The main feature of the book is the beautiful illustrations, but there is enough text to keep Merle fans happy, and more than adequately bring us up to date. The first photo is a lovely shot of Ted and Merle, followed by a poignant shot of Ted alone in a vast snowy – but significantly barren - landscape. That was where Ted was when the story left off – he had loved and lost Merle after many happy years spent living and learning together; he was alone.
Ted enjoyed reliving his time with his beloved dog writing Merle’s Door and then going on tour promoting the book and meeting his readership. But eventually the time came when he was ready to find another canine companion, and that’s where Pukka comes in. Pukka is a gorgeous large yellow Labrador who is actually very reminiscent of his predecessor.
Pukka tells his story from being a tiny puppy, through his first six months.
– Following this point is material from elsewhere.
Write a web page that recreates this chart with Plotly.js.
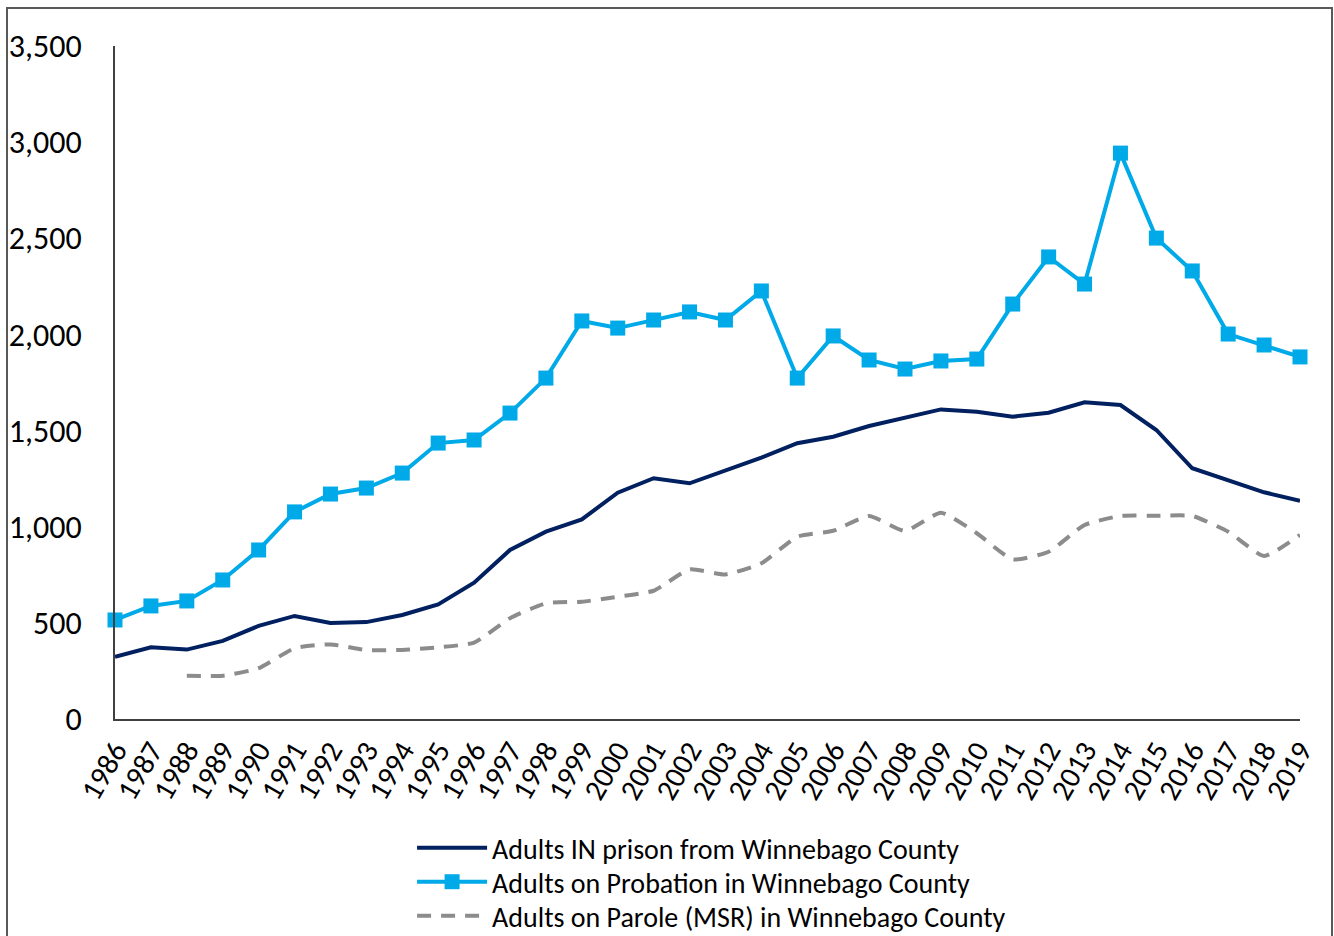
<!DOCTYPE html>
<html>
<head>
<meta charset="utf-8">
<script src="https://cdn.plot.ly/plotly-3.0.1.min.js"></script>
<style>html,body{margin:0;padding:0;background:#fff;}#chart{width:1334px;height:936px;}</style>
</head>
<body>
<div id="chart"></div>
<script>
const years = [1986,1987,1988,1989,1990,1991,1992,1993,1994,1995,1996,1997,1998,1999,2000,2001,2002,2003,2004,2005,2006,2007,2008,2009,2010,2011,2012,2013,2014,2015,2016,2017,2018,2019];
const prison = [324,373,361,406,484,536,499,504,541,596,709,879,974,1038,1177,1252,1226,1291,1359,1434,1468,1524,1567,1610,1598,1572,1593,1647,1633,1503,1304,1239,1179,1135];
const probation = [515,588,614,723,879,1077,1170,1201,1279,1435,1451,1591,1773,2070,2033,2075,2117,2075,2226,1773,1992,1867,1820,1862,1872,2158,2403,2262,2943,2501,2330,2002,1945,1883];
const parole = [null,null,225,225,264,368,388,359,359,373,397,524,602,610,636,667,778,752,810,948,979,1056,978,1073,966,830,870,1009,1056,1057,1056,974,848,957];
const seriesNames = ["Adults IN prison from Winnebago County","Adults on Probation in Winnebago County","Adults on Parole (MSR) in Winnebago County"];

const FONT = "Carlito, Calibri, Lato, sans-serif";

const traces = [
  {x: years, y: prison, name: seriesNames[0], type: 'scatter', mode: 'lines',
   line: {color: '#002060', width: 4}, legend: 'legend', cliponaxis: false},
  {x: years, y: probation, name: seriesNames[1], type: 'scatter', mode: 'lines+markers',
   line: {color: '#00A9E8', width: 4}, marker: {symbol: 'square', size: 15, color: '#00A9E8'},
   legend: 'legend2', cliponaxis: false},
  {x: years, y: parole, name: seriesNames[2], type: 'scatter', mode: 'lines',
   line: {color: '#8C8C8C', width: 4, dash: '14px,10px', shape: 'spline', smoothing: 0.5},
   legend: 'legend3', cliponaxis: false}
];

function leg(ypx){
  return {x: 0.2507, xanchor: 'left', xref: 'paper', y: 1 - ypx/936, yanchor: 'middle', yref: 'container',
          orientation: 'v',
          font: {family: FONT, size: 28, color: '#000'}, bgcolor: 'rgba(0,0,0,0)',
          itemwidth: 70};
}

const layout = {
  width: 1334, height: 936,
  margin: {l: 115, r: 34, t: 46, b: 217},
  paper_bgcolor: '#fff', plot_bgcolor: '#fff',
  font: {family: FONT, color: '#000'},
  showlegend: true,
  xaxis: {
    range: [1986, 2019], tickmode: 'linear', tick0: 1986, dtick: 1,
    tickangle: -60, showgrid: false, zeroline: false,
    showline: true, linecolor: '#404040', linewidth: 2,
    ticks: '', automargin: false, tickfont: {family: FONT, size: 30, color: '#000'}
  },
  yaxis: {
    range: [0, 3500], tickmode: 'linear', tick0: 0, dtick: 500,
    tickformat: ',d', showgrid: false, zeroline: false,
    showline: true, linecolor: '#404040', linewidth: 2,
    ticks: '', ticklabelstandoff: 25, automargin: false,
    tickfont: {family: FONT, size: 32, color: '#000'}
  },
  legend: leg(848),
  legend2: leg(882),
  legend3: leg(916),
  shapes: [{
    type: 'rect', xref: 'paper', yref: 'paper',
    x0: (7-115)/1185, x1: (1332-115)/1185, y0: -0.5, y1: (719-8)/673,
    line: {color: '#595959', width: 2}, fillcolor: 'rgba(0,0,0,0)', layer: 'below'
  }]
};

Plotly.newPlot('chart', traces, layout, {displayModeBar: false, staticPlot: true});
</script>
</body>
</html>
The photos are beautiful and I frequently interrupted my reading of the book to share a picture with my husband and daughter. It’s that kind of book, it’s delightful. It must have been a mammoth task choosing which photographs to include; in the first six months of his life, over 17,000 photos were taken of Pukka. Only around 200 could be selected for the book, but Ted chose very well indeed.
Not only does Pukka’s book tell his story, it delicately intertwines Ted’s continued journey of moving on, and also includes great tips on how to bring up a puppy. I hope many readers will pick up ideas on puppy - and dog- raising. Pukka has certainly been socialised well, and he lives a life most dogs would envy.
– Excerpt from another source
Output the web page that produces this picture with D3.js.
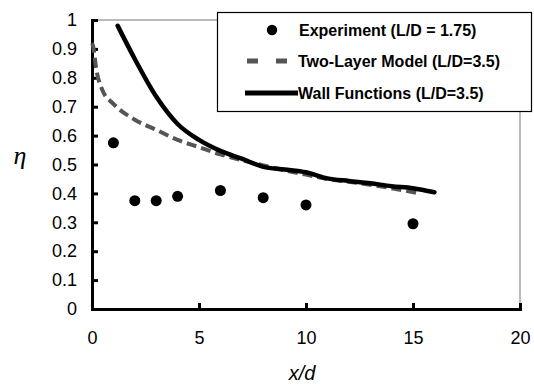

Pukka gets to meet an impressive array of wildlife, lots of people and of course the other dogs who live in his neighbourhood – sometimes with unexpected results. He goes canoeing and mountain climbing, and of course has his own take on all of this. Happily, Merle is lovingly remembered and referred to - he may be gone, but he is not forgotten. One of my favourite shots in the book is an interior of Ted’s house with Pukka learning to wait outside the kitchen area while Ted cooks. Merle watches over them both from his portrait on the wall.
Another joy of the book that all dog lovers will relish are the pictures of Ted and Pukka cuddling. There can be no doubt that Ted and Pukka have embarked on a love story just as much as Ted and Merle did.
Pukka means genuine or first class in Hindi, and that’s just how I rate his book – first class. Being the pup that came after Merle, Pukka had some big paws to fill – so far he is managing that beautifully, and I think he will be just as much loved as Merle was.